Impaired Cortico-Thalamo-Cerebellar Integration Across Schizophrenia, Bipolar II, and Attention Deficit Hyperactivity Disorder Patients Suggests Potential Neural Signatures for Psychiatric Illness

Abstract

Abstract Understanding aberrant functional changes between brain regions has shown promise for characterizing and differentiating the symptoms associated with progressive psychiatric disorders. The functional integration between the thalamus and cerebellum significantly influences learning and memory in cognition. Observed in schizophrenic patients, dysfunction within the corticalthalamocerebellar (CTC) circuitry is linked to challenges in prioritizing, processing, coordinating, and responding to information. This study explored whether abnormal CTC functional network connectivity patterns are present across schizophrenia (SCHZ) patients, bipolar II disorder (BIPOL) patients, and ADHD patients by examining both task- and task-free conditions compared to healthy volunteers (HC). Leveraging fMRI data from 135 participants (39 HC, 27 SCHZ patients, 38 BIPOL patients, and 31 ADHD patients), we analyzed functional network connectivity (FNC) patterns across 115 cortical, thalamic, subcortical, and cerebellar regions of interest (ROIs). Guiding our investigation: First, do the brain regions of the CTC circuit exhibit distinct abnormal patterns at rest in SCHZ, ADHD, and BIPOL? Second, do working memory tasks in these patients engage common regions of the circuit in similar or unique patterns? Consistent with previous findings, our observations revealed FNC patterns constrained in the cerebellar, thalamic, striatal, hippocampal, medial prefrontal and insular cortices across all three psychiatric cohorts when compared to controls in both task and task-free conditions.

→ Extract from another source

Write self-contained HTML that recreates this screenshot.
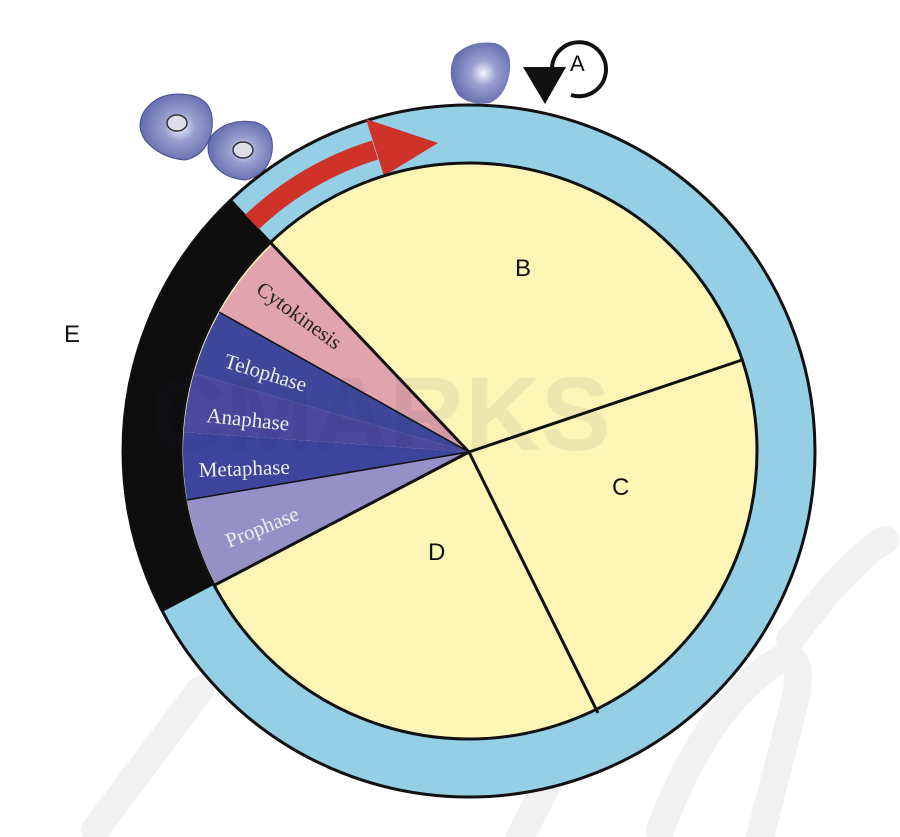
<!DOCTYPE html>
<html><head><style>html,body{margin:0;padding:0;background:#fff;}svg{display:block}</style></head>
<body>
<svg width="900" height="837" viewBox="0 0 900 837" xmlns="http://www.w3.org/2000/svg">
<defs>
<radialGradient id="cell" cx="0.55" cy="0.5" r="0.6">
<stop offset="0" stop-color="#f4f5fb"/><stop offset="0.35" stop-color="#9aa0d0"/><stop offset="1" stop-color="#5a64a8"/>
</radialGradient>
</defs>
<!-- watermark strokes -->
<g stroke="#f1f1f1" stroke-width="28" fill="none" stroke-linecap="round">
<path d="M95 830 L200 690"/>
<path d="M520 837 L560 760"/>
<path d="M660 830 Q710 700 780 660 Q810 650 790 720 L760 837"/>
<path d="M790 640 Q850 560 885 540"/>
</g>
<!-- outer ring -->
<circle cx="469" cy="451" r="346" fill="#94cfe6" stroke="#111" stroke-width="3"/>
<!-- black band -->
<path d="M469 451 L162.7 611.8 A346 346 0 0 1 231.6 199.4 Z" fill="#0d0d0d"/>
<!-- red arrow -->
<path d="M252 222 A316 316 0 0 1 375 150" fill="none" stroke="#cf3229" stroke-width="20"/>
<polygon points="384,176 366,119 438,143" fill="#cf3229"/>
<!-- inner yellow -->
<circle cx="469" cy="451" r="288" fill="#fdf5b6" stroke="#111" stroke-width="3"/>
<!-- sectors -->
<path d="M469 452 L215.7 584.5 A287 287 0 0 1 187.1 500 Z" fill="#9590c6"/>
<path d="M469 452 L187.1 500 A287 287 0 0 1 183.7 432.1 Z" fill="#3d449c"/>
<path d="M469 452 L183.7 432.1 A287 287 0 0 1 194 373.4 Z" fill="#4b489e"/>
<path d="M469 452 L194 373.4 A287 287 0 0 1 219.4 312.6 Z" fill="#3e4799"/>
<path d="M469 452 L219.4 312.6 A287 287 0 0 1 272.5 244.8 Z" fill="#e1a3ac"/>
<!-- lines -->
<g stroke="#111" stroke-width="3" fill="none">
<line x1="469" y1="452" x2="268" y2="240"/>
<line x1="469" y1="452" x2="213" y2="586"/>
<line x1="469" y1="452" x2="742" y2="360"/>
<line x1="469" y1="452" x2="598" y2="713"/>
<line x1="469" y1="452" x2="219" y2="312" stroke-width="1.5"/>
<line x1="469" y1="452" x2="187" y2="500" stroke-width="1.5"/>
</g>
<!-- faint watermark text -->
<text x="150" y="450" font-family="Liberation Sans, sans-serif" font-weight="bold" font-size="105" fill="#1a2f55" fill-opacity="0.07">CMARKS</text>
<!-- sector labels -->
<g font-family="Liberation Serif, serif" font-size="21">
<text x="0" y="0" transform="translate(255,292) rotate(36)" fill="#222">Cytokinesis</text>
<text x="0" y="0" transform="translate(223,367) rotate(17)" fill="#eee">Telophase</text>
<text x="0" y="0" transform="translate(206,422) rotate(6)" fill="#eee">Anaphase</text>
<text x="0" y="0" transform="translate(199,477) rotate(-2)" fill="#eee">Metaphase</text>
<text x="0" y="0" transform="translate(229,548) rotate(-22)" fill="#eee">Prophase</text>
</g>
<!-- cells -->
<path d="M145 110 Q160 90 190 95 Q215 100 212 128 Q208 155 185 160 Q160 158 145 140 Q135 125 145 110 Z" fill="url(#cell)" stroke="#4a5090" stroke-width="1"/>
<ellipse cx="177" cy="123" rx="10" ry="8" fill="#dcdde8" stroke="#333" stroke-width="1.5"/>
<path d="M212 135 Q228 118 255 122 Q275 128 272 152 Q268 175 245 180 Q222 178 212 162 Q204 148 212 135 Z" fill="url(#cell)" stroke="#4a5090" stroke-width="1"/>
<ellipse cx="243" cy="150" rx="10" ry="8" fill="#dcdde8" stroke="#333" stroke-width="1.5"/>
<path d="M455 55 Q470 40 495 43 Q512 48 510 70 Q507 95 490 103 Q470 106 458 95 Q445 75 455 55 Z" fill="url(#cell)"/>
<!-- A loop -->
<path d="M571 95 A27 27 0 1 0 552 70" fill="none" stroke="#111" stroke-width="4"/>
<polygon points="523,67 566,67 545,104" fill="#111"/>
<text x="570" y="71" font-family="Liberation Sans, sans-serif" font-size="22" fill="#111">A</text>
<!-- letters -->
<g font-family="Liberation Sans, sans-serif" font-size="24" fill="#111">
<text x="515" y="276">B</text>
<text x="612" y="495">C</text>
<text x="428" y="560">D</text>
<text x="64" y="342">E</text>
</g>
</svg>
</body></html>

Post hoc analysis suggested a predominance in schizophrenia and ADHD patients during rest, while the task condition demonstrated effects across all three disorders. Factor-by-covariance GLM MANOVA further specified regions associated with clinical symptoms and trait assessments. Our study provides evidence suggesting that dysfunctional CTC circuitry in both task-free and task-free conditions may be an important broader neural signature of psychiatric illness.